◆ WHAT IS REQUIRED ◆
Set down, exactly as written, the lines from the top of the data to the line that holds "11.5, 14, 18];", and omit the pictures.

━━━━━━━━━━━━━━━━

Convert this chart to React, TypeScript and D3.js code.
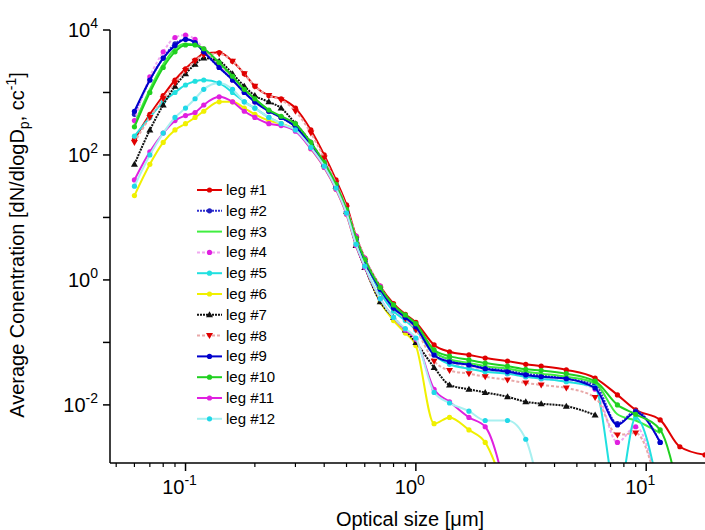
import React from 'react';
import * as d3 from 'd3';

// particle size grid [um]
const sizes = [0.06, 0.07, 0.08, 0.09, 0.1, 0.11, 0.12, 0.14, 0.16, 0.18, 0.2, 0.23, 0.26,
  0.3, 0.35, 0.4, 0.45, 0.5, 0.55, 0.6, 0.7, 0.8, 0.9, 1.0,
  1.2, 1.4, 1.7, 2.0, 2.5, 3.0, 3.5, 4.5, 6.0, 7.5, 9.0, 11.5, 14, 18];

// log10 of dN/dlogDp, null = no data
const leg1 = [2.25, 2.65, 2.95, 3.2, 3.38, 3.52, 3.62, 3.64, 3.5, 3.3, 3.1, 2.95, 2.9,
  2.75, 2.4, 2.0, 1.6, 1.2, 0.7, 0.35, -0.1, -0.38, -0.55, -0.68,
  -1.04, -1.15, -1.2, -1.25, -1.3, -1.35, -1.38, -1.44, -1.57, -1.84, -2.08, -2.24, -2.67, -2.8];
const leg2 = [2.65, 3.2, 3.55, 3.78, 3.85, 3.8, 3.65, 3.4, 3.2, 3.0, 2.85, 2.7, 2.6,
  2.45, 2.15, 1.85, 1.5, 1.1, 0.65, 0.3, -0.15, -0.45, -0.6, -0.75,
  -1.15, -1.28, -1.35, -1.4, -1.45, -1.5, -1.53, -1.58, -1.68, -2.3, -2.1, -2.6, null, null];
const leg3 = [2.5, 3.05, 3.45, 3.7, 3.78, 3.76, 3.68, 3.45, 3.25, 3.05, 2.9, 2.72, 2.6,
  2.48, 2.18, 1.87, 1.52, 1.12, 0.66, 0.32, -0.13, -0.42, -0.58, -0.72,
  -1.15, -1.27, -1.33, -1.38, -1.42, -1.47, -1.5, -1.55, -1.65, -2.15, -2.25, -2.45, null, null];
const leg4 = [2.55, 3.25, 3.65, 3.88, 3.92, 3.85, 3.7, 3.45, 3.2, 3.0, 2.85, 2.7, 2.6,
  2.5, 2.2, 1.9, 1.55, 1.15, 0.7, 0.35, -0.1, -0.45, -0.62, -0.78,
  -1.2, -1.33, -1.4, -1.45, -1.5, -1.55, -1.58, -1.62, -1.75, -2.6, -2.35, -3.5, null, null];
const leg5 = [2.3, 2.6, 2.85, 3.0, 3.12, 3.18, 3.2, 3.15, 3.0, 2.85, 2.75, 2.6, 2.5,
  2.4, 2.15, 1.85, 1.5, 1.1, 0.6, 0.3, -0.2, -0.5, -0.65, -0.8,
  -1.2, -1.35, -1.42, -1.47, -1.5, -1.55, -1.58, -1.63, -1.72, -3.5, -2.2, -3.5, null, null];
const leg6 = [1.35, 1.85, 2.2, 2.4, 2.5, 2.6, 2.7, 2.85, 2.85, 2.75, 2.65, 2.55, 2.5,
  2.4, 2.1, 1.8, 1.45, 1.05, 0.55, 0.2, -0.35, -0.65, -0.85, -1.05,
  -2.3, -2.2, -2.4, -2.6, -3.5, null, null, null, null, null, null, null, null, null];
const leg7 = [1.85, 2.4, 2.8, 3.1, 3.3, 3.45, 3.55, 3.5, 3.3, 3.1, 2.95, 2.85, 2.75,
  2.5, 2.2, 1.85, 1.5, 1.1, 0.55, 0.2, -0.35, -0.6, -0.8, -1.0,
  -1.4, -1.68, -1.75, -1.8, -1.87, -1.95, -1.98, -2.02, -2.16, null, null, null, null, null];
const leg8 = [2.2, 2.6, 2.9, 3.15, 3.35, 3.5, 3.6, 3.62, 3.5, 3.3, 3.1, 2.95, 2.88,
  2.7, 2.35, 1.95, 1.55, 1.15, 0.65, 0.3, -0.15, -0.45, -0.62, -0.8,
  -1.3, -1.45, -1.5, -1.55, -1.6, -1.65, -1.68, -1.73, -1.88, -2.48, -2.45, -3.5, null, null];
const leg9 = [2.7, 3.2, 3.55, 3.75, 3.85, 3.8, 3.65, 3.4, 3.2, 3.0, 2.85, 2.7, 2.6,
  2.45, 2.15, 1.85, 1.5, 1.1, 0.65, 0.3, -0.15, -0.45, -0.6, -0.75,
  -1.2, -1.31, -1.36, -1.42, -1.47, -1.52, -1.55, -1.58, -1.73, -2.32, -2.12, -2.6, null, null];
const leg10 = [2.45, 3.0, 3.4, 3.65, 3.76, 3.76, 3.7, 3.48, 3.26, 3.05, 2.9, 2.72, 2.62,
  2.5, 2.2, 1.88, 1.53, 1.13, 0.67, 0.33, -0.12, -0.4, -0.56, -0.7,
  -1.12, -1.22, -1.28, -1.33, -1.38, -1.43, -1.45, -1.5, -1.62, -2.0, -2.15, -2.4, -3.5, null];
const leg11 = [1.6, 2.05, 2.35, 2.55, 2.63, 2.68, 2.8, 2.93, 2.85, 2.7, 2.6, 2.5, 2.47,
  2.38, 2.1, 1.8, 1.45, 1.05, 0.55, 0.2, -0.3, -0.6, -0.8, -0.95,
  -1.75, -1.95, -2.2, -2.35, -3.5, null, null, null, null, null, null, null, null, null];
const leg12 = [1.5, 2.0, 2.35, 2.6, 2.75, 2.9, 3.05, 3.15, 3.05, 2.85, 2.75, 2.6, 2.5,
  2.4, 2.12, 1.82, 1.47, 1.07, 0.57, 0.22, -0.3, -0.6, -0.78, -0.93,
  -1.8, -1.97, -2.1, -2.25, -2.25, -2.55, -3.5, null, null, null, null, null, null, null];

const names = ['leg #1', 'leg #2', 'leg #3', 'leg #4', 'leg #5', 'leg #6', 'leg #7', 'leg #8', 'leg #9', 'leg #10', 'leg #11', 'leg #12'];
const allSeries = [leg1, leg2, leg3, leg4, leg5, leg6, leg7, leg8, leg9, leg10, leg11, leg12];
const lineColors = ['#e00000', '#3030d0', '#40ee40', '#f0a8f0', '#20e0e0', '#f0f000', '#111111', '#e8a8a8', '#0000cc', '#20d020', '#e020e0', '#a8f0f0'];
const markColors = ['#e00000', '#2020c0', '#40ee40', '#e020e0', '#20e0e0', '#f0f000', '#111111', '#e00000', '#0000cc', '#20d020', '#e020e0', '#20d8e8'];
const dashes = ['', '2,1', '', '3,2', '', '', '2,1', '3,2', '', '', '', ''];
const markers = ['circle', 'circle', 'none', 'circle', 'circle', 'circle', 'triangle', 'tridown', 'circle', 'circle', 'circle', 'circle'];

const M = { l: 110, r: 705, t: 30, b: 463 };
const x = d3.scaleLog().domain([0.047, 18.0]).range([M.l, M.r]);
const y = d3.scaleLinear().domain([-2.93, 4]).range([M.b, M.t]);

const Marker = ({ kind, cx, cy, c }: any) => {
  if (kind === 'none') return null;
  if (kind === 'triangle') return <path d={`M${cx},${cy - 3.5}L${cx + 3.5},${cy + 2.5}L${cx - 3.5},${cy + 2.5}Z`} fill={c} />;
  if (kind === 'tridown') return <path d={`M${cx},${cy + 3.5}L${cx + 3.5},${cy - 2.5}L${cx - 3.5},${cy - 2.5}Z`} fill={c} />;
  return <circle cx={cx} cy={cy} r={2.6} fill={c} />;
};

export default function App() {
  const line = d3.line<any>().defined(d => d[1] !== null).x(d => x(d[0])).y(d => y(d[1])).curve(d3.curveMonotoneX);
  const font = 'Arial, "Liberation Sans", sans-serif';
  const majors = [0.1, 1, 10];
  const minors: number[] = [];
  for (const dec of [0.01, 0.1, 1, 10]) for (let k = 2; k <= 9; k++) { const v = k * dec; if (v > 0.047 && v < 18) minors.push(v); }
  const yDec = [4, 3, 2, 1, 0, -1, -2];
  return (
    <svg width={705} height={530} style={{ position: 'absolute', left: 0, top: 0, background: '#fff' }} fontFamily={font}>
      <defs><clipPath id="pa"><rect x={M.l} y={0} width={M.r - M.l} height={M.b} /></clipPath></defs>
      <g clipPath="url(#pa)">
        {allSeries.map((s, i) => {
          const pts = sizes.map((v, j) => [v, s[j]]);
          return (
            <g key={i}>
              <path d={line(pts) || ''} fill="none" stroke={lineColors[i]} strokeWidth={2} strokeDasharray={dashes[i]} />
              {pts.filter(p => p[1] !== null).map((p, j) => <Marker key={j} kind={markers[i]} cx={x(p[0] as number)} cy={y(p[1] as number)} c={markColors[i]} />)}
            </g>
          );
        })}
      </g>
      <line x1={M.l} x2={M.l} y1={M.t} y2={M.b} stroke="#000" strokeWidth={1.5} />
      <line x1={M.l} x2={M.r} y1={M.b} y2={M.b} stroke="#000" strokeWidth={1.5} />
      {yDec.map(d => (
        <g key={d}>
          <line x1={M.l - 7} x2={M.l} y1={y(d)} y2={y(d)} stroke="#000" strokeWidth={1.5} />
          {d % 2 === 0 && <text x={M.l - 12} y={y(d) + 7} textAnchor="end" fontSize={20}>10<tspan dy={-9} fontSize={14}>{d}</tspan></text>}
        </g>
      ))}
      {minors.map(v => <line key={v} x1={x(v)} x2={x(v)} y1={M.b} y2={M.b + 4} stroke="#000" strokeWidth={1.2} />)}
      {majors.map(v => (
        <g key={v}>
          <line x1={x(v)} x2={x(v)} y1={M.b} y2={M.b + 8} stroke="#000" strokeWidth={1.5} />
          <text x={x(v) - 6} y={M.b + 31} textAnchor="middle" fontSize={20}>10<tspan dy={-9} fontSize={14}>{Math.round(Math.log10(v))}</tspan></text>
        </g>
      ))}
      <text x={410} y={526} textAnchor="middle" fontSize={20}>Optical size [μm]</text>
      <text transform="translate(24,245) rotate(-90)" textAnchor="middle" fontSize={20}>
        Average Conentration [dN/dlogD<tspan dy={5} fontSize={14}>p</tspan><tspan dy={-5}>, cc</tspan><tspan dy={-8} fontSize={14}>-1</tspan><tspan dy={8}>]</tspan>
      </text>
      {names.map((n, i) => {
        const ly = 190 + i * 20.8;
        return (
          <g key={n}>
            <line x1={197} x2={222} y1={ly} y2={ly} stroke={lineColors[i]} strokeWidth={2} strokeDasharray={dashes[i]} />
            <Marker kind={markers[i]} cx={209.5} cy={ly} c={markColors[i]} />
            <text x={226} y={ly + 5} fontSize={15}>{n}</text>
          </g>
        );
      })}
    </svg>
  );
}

━━━━━━━━━━━━━━━━

◆ SOLUTION TO THE EXERCISE ◆
Convert this chart to React, TypeScript and D3.js code.
import React from 'react';
import * as d3 from 'd3';

// particle size grid [um]
const sizes = [0.06, 0.07, 0.08, 0.09, 0.1, 0.11, 0.12, 0.14, 0.16, 0.18, 0.2, 0.23, 0.26,
  0.3, 0.35, 0.4, 0.45, 0.5, 0.55, 0.6, 0.7, 0.8, 0.9, 1.0,
  1.2, 1.4, 1.7, 2.0, 2.5, 3.0, 3.5, 4.5, 6.0, 7.5, 9.0, 11.5, 14, 18];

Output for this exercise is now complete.